Collection entries
■ ■ ■

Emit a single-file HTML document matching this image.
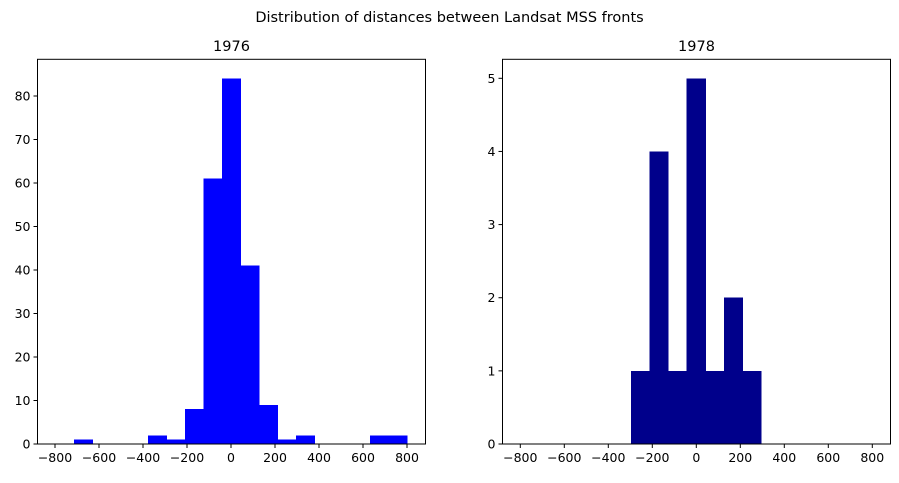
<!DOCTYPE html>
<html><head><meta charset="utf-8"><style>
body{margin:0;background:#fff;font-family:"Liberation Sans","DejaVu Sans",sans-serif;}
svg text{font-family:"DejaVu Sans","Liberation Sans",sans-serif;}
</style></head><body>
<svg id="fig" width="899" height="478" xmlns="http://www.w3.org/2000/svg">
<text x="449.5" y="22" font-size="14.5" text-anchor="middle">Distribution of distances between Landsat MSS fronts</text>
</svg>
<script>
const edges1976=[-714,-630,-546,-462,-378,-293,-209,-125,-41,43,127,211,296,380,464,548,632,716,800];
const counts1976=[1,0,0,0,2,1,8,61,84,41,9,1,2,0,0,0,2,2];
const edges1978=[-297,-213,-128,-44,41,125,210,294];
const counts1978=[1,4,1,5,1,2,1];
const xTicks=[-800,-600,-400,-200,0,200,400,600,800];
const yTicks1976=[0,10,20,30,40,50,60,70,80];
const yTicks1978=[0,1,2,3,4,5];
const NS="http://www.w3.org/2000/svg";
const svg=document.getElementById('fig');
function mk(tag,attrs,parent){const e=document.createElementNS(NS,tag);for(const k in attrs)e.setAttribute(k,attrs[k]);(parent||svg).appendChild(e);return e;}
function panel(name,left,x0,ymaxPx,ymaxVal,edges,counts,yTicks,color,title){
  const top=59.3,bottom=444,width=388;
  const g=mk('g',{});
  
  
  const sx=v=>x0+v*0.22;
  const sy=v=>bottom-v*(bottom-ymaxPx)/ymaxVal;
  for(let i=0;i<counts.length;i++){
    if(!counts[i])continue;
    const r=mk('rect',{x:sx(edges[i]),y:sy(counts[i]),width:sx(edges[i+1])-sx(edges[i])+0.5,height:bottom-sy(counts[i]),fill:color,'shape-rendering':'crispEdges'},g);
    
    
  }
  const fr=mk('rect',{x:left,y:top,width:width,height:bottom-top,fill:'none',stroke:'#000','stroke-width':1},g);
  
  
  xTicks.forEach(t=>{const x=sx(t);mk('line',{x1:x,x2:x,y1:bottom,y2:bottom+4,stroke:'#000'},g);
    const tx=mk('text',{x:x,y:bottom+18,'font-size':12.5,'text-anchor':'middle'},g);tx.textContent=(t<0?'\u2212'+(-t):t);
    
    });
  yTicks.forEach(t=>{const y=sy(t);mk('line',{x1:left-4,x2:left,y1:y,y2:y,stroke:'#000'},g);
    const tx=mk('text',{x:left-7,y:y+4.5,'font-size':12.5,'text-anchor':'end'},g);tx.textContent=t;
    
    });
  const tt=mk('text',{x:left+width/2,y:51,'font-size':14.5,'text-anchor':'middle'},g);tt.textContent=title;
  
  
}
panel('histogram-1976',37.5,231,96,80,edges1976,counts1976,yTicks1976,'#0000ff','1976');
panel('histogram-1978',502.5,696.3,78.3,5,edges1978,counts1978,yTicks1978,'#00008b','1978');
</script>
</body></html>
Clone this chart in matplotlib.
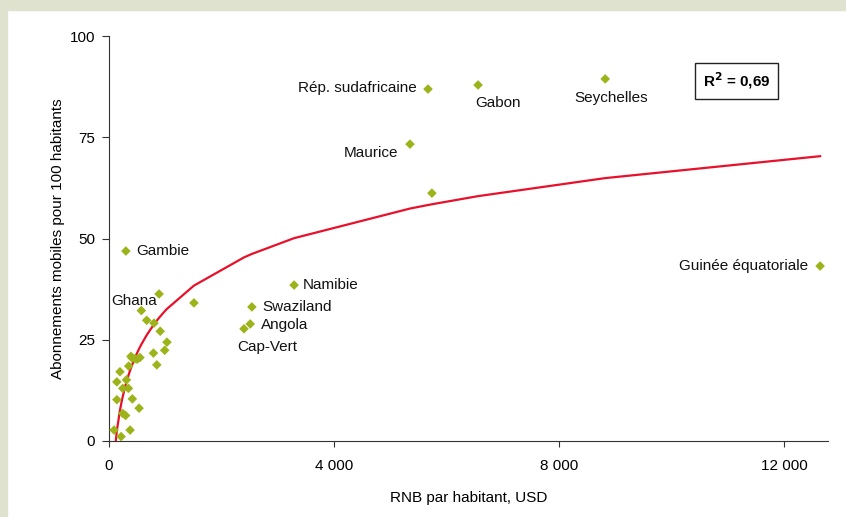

■ ■ ■

Strip out the pictures and quote the remaining data word for word.

SOLUTION FOR THIS PROBLEM:
Emit a single-file HTML document matching this image.
<!DOCTYPE html>
<html><head><meta charset="utf-8"><style>
body{margin:0;background:#fff;font-family:"Liberation Sans","DejaVu Sans",sans-serif;}
svg text{font-family:"DejaVu Sans","Liberation Sans",sans-serif;}
</style></head><body>
<svg id="fig" width="899" height="478" xmlns="http://www.w3.org/2000/svg">
<text x="449.5" y="22" font-size="14.5" text-anchor="middle">Distribution of distances between Landsat MSS fronts</text>
</svg>
<script>
const edges1976=[-714,-630,-546,-462,-378,-293,-209,-125,-41,43,127,211,296,380,464,548,632,716,800];
const counts1976=[1,0,0,0,2,1,8,61,84,41,9,1,2,0,0,0,2,2];
const edges1978=[-297,-213,-128,-44,41,125,210,294];
const counts1978=[1,4,1,5,1,2,1];
const xTicks=[-800,-600,-400,-200,0,200,400,600,800];
const yTicks1976=[0,10,20,30,40,50,60,70,80];
const yTicks1978=[0,1,2,3,4,5];
const NS="http://www.w3.org/2000/svg";
const svg=document.getElementById('fig');
function mk(tag,attrs,parent){const e=document.createElementNS(NS,tag);for(const k in attrs)e.setAttribute(k,attrs[k]);(parent||svg).appendChild(e);return e;}
function panel(name,left,x0,ymaxPx,ymaxVal,edges,counts,yTicks,color,title){
  const top=59.3,bottom=444,width=388;
  const g=mk('g',{});
  
  
  const sx=v=>x0+v*0.22;
  const sy=v=>bottom-v*(bottom-ymaxPx)/ymaxVal;
  for(let i=0;i<counts.length;i++){
    if(!counts[i])continue;
    const r=mk('rect',{x:sx(edges[i]),y:sy(counts[i]),width:sx(edges[i+1])-sx(edges[i])+0.5,height:bottom-sy(counts[i]),fill:color,'shape-rendering':'crispEdges'},g);
    
    
  }
  const fr=mk('rect',{x:left,y:top,width:width,height:bottom-top,fill:'none',stroke:'#000','stroke-width':1},g);
  
  
  xTicks.forEach(t=>{const x=sx(t);mk('line',{x1:x,x2:x,y1:bottom,y2:bottom+4,stroke:'#000'},g);
    const tx=mk('text',{x:x,y:bottom+18,'font-size':12.5,'text-anchor':'middle'},g);tx.textContent=(t<0?'\u2212'+(-t):t);
    
    });
  yTicks.forEach(t=>{const y=sy(t);mk('line',{x1:left-4,x2:left,y1:y,y2:y,stroke:'#000'},g);
    const tx=mk('text',{x:left-7,y:y+4.5,'font-size':12.5,'text-anchor':'end'},g);tx.textContent=t;
    
    });
  const tt=mk('text',{x:left+width/2,y:51,'font-size':14.5,'text-anchor':'middle'},g);tt.textContent=title;
  
  
}
panel('histogram-1976',37.5,231,96,80,edges1976,counts1976,yTicks1976,'#0000ff','1976');
panel('histogram-1978',502.5,696.3,78.3,5,edges1978,counts1978,yTicks1978,'#00008b','1978');
</script>
</body></html>
Clone this chart in matplotlib.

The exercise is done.